Molecular interactions with nuclear factor κB (NF‐κB) transcription factors of a PNA–DNA chimera mimicking NF‐κB binding sites

The decoy approach against nuclear factor κB (NF‐κB) is a useful tool to alter NF‐κB dependent gene expression using synthetic oligonucleotides (ODNs) carrying NF‐κB specific cis ‐elements. Unfortunately, ODNs are not stable and need to be be extensively modified to be used in vivo or ex vivo . We have previously evaluated the possible use of peptide nucleic acids (PNAs) as decoy molecules. The backbone of PNAs is composed of N ‐(2‐aminoethyl)glycine units, rendering these molecules resistant to both nucleases and proteases. We found that the binding of NF‐κB transcription factors to PNAs was either very low (binding to PNA–PNA hybrids) or exhibited low stability (binding to PNA–DNA hybrids). The main consideration of the present paper was to determine whether PNA–DNA chimeras mimicking NF‐κB binding sites are capable of stable interactions with proteins belonging to the NF‐κB family.
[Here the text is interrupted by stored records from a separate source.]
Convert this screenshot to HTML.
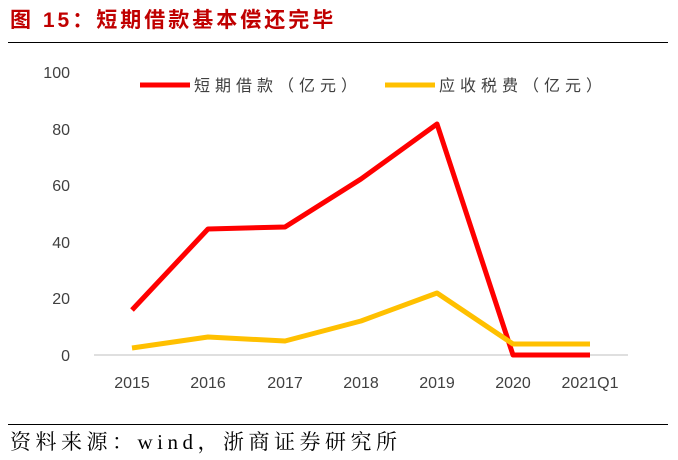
<!DOCTYPE html>
<html><head><meta charset="utf-8"><style>
body{margin:0;width:678px;height:460px;background:#fff;overflow:hidden;position:relative;font-family:"Liberation Sans","Noto Sans CJK SC",sans-serif}
.t{position:absolute;left:10px;top:4px;font-size:21px;letter-spacing:3px;font-weight:bold;color:#c00000;font-family:"Liberation Sans","Noto Sans CJK SC",sans-serif}
.s{position:absolute;left:10px;top:426px;font-size:21px;letter-spacing:4.5px;color:#000;font-family:"Liberation Serif","Noto Serif CJK SC",serif}
</style></head><body>
<div class="t">图 15：短期借款基本偿还完毕</div>
<div style="position:absolute;left:8px;top:42px;width:660px;height:1px;background:#000"></div>
<div style="position:absolute;left:8px;top:424px;width:660px;height:1px;background:#000"></div>
<div class="s">资料来源：wind，浙商证券研究所</div>
<svg width="678" height="460" style="position:absolute;left:0;top:0" font-family="Liberation Sans, Noto Sans CJK SC, sans-serif">
<g font-size="16" fill="#404040" text-anchor="end">
<text x="70" y="78">100</text><text x="70" y="135">80</text><text x="70" y="191">60</text><text x="70" y="248">40</text><text x="70" y="304">20</text><text x="70" y="361">0</text>
</g>
<line x1="94" y1="355" x2="628" y2="355" stroke="#bfbfbf" stroke-width="1"/>
<g font-size="16" fill="#404040" text-anchor="middle">
<text x="132" y="388">2015</text><text x="208" y="388">2016</text><text x="285" y="388">2017</text><text x="361" y="388">2018</text><text x="437" y="388">2019</text><text x="513" y="388">2020</text><text x="590" y="388">2021Q1</text>
</g>
<polyline fill="none" stroke="#ff0000" stroke-width="5" stroke-linejoin="round" points="132,310 208,229 285,227 361,179 437,124 513,355 590,355"/>
<polyline fill="none" stroke="#ffc000" stroke-width="5" stroke-linejoin="round" points="132,348 208,337 285,341 361,321 437,293 513,344 590,344"/>
<line x1="140" y1="85" x2="190" y2="85" stroke="#ff0000" stroke-width="5"/>
<text x="194" y="91" font-size="16" fill="#404040" letter-spacing="5">短期借款（亿元）</text>
<line x1="385" y1="85" x2="435" y2="85" stroke="#ffc000" stroke-width="5"/>
<text x="439" y="91" font-size="16" fill="#404040" letter-spacing="5">应收税费（亿元）</text>
</svg>
</body></html>
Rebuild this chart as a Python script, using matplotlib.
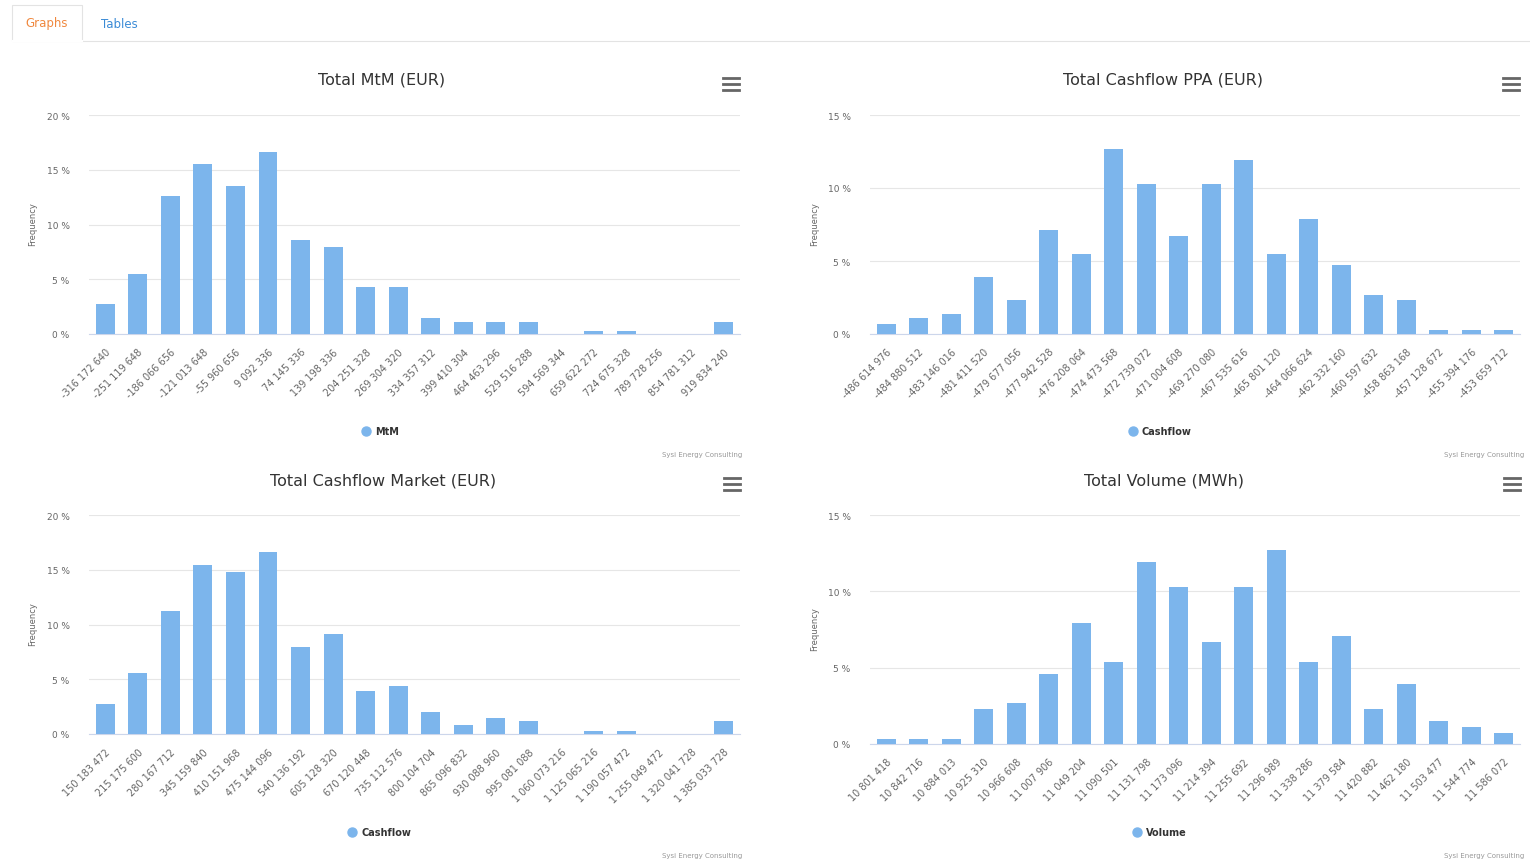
import numpy as np
import matplotlib
matplotlib.use("Agg")
import matplotlib.pyplot as plt
from matplotlib.lines import Line2D
from matplotlib.patches import Rectangle

W, H = 1530, 862
BAR = "#7cb5ec"
GRID = "#e6e6e6"
TXT = "#666666"

# ---------------------------------------------------------------- data
mtm_labels = ["-316 172 640", "-251 119 648", "-186 066 656", "-121 013 648",
              "-55 960 656", "9 092 336", "74 145 336", "139 198 336",
              "204 251 328", "269 304 320", "334 357 312", "399 410 304",
              "464 463 296", "529 516 288", "594 569 344", "659 622 272",
              "724 675 328", "789 728 256", "854 781 312", "919 834 240"]
mtm_freq = [2.7, 5.5, 12.6, 15.5, 13.5, 16.6, 8.6, 7.9, 4.3, 4.3,
            1.5, 1.1, 1.1, 1.1, 0.0, 0.3, 0.3, 0.0, 0.0, 1.1]

ppa_labels = ["-486 614 976", "-484 880 512", "-483 146 016", "-481 411 520",
              "-479 677 056", "-477 942 528", "-476 208 064", "-474 473 568",
              "-472 739 072", "-471 004 608", "-469 270 080", "-467 535 616",
              "-465 801 120", "-464 066 624", "-462 332 160", "-460 597 632",
              "-458 863 168", "-457 128 672", "-455 394 176", "-453 659 712"]
ppa_freq = [0.7, 1.1, 1.4, 3.9, 2.3, 7.1, 5.5, 12.7, 10.3, 6.7,
            10.3, 11.9, 5.5, 7.9, 4.7, 2.7, 2.3, 0.3, 0.3, 0.3]

mkt_labels = ["150 183 472", "215 175 600", "280 167 712", "345 159 840",
              "410 151 968", "475 144 096", "540 136 192", "605 128 320",
              "670 120 448", "735 112 576", "800 104 704", "865 096 832",
              "930 088 960", "995 081 088", "1 060 073 216", "1 125 065 216",
              "1 190 057 472", "1 255 049 472", "1 320 041 728", "1 385 033 728"]
mkt_freq = [2.7, 5.6, 11.2, 15.4, 14.8, 16.6, 7.9, 9.1, 3.9, 4.4,
            2.0, 0.8, 1.5, 1.2, 0.0, 0.3, 0.3, 0.0, 0.0, 1.2]

vol_labels = ["10 801 418", "10 842 716", "10 884 013", "10 925 310",
              "10 966 608", "11 007 906", "11 049 204", "11 090 501",
              "11 131 798", "11 173 096", "11 214 394", "11 255 692",
              "11 296 989", "11 338 286", "11 379 584", "11 420 882",
              "11 462 180", "11 503 477", "11 544 774", "11 586 072"]
vol_freq = [0.3, 0.3, 0.3, 2.3, 2.7, 4.6, 7.9, 5.4, 11.9, 10.3,
            6.7, 10.3, 12.7, 5.4, 7.1, 2.3, 3.9, 1.5, 1.1, 0.7]

plt.rcParams.update({"font.family": "DejaVu Sans"})
fig = plt.figure(figsize=(W / 100, H / 100), dpi=100)


def fx(x):
    return x / W


def fy(y):
    return 1 - y / H


def panel(rect_px, labels, freq, ymax, title, title_xy, series, legend_xy,
          menu_xy, credit_xy, ytitle_x):
    x0, y0, x1, y1 = rect_px
    ax = fig.add_axes([fx(x0), fy(y1), (x1 - x0) / W, (y1 - y0) / H])
    x = np.arange(len(freq))
    ax.bar(x, freq, width=0.58, color=BAR, zorder=3)
    ax.set_xlim(-0.5, len(freq) - 0.5)
    ax.set_ylim(0, ymax)
    yt = np.arange(0, ymax + 0.1, 5)
    ax.set_yticks(yt)
    ax.set_yticklabels([f"{int(v)} %" for v in yt], fontsize=6.5, color=TXT)
    ax.set_xticks(x)
    ax.set_xticklabels(labels, rotation=45, ha="right", rotation_mode="anchor",
                       fontsize=7, color=TXT)
    ax.tick_params(axis="y", length=0, pad=14)
    ax.tick_params(axis="x", length=0, pad=9)
    ax.grid(axis="y", color=GRID, lw=0.8, zorder=0)
    for s in ["top", "right", "left"]:
        ax.spines[s].set_visible(False)
    ax.spines["bottom"].set_color("#ccd6eb")
    ax.spines["bottom"].set_linewidth(0.8)
    ax.set_facecolor("none")

    fig.text(fx(ytitle_x), fy((y0 + y1) / 2 - 1), "Frequency", rotation=90,
             ha="center", va="center", fontsize=6, color=TXT)
    fig.text(fx(title_xy[0]), fy(title_xy[1]), title, ha="center", va="center",
             fontsize=11.5, color="#333333")
    # legend
    lx, ly = legend_xy
    fig.add_artist(Line2D([fx(lx)], [fy(ly)], marker="o", ms=6.5, color=BAR,
                          transform=fig.transFigure))
    fig.text(fx(lx + 9), fy(ly), series, ha="left", va="center", fontsize=7,
             fontweight="bold", color="#333333")
    # hamburger menu
    mx, my = menu_xy
    for dy in (-6, 0, 6):
        fig.add_artist(Line2D([fx(mx - 8), fx(mx + 8)], [fy(my + dy), fy(my + dy)],
                              color="#666666", lw=2.0, transform=fig.transFigure))
    fig.text(fx(credit_xy[0]), fy(credit_xy[1]), "Sysi Energy Consulting",
             ha="right", va="center", fontsize=5, color="#999999")
    return ax


# tabs header
fig.add_artist(Rectangle((fx(12), fy(42)), fx(70), 36 / H, transform=fig.transFigure,
                         fc="white", ec="#e3e3e3", lw=0.8))
fig.add_artist(Line2D([fx(82), fx(1530)], [fy(42), fy(42)], color="#e3e3e3", lw=0.8,
                      transform=fig.transFigure))
fig.add_artist(Line2D([fx(12.5), fx(81.5)], [fy(42), fy(42)], color="white", lw=1.5,
                      transform=fig.transFigure))
fig.text(fx(47), fy(24), "Graphs", ha="center", va="center", fontsize=8.5,
         color="#f0883e")
fig.text(fx(119), fy(24), "Tables", ha="center", va="center", fontsize=8.5,
         color="#3b8bd6")

panel((89, 116, 740, 335), mtm_labels, mtm_freq, 20, "Total MtM (EUR)",
      (382, 80), "MtM", (366, 432), (731, 85), (742, 455), 33)
panel((870, 116, 1520, 335), ppa_labels, ppa_freq, 15, "Total Cashflow PPA (EUR)",
      (1163, 80), "Cashflow", (1133, 432), (1511, 85), (1524, 455), 815)
panel((89, 516, 740, 735), mkt_labels, mkt_freq, 20, "Total Cashflow Market (EUR)",
      (383, 481), "Cashflow", (352, 833), (732, 485), (742, 856), 33)
panel((870, 516, 1520, 745), vol_labels, vol_freq, 15, "Total Volume (MWh)",
      (1164, 481), "Volume", (1137, 833), (1512, 485), (1524, 856), 815)

fig.savefig("out.png", dpi=100)
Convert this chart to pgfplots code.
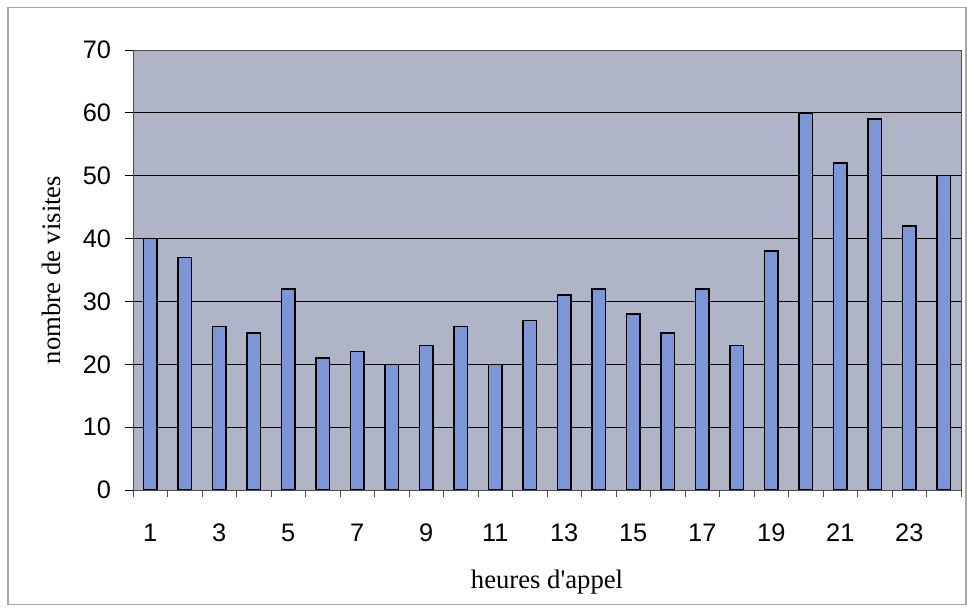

Molecular modeling was employed for the design of PNA–DNA chimeras; prediction of molecular interactions between chimeras and NF‐κB nuclear proteins were investigated by molecular dynamics simulations, and interactions between PNA–DNA chimeras and NF‐κB proteins were studied by gel shifts. We found significant differences between the structure of duplex NF‐κB PNA–DNA chimera and duplex NF‐κB DNA–DNA. However, it was found that these differences do not prevent the duplex PNA–DNA chimera from binding to NF‐κB transcription factors, being able to suppress the molecular interactions between HIV‐1 LTR and p50, p52 and nuclear factors from B‐lymphoid cells. Therefore, these results demonstrate that the designed NF‐κB DNA–PNA chimeras could be used for a decoy approach in gene therapy.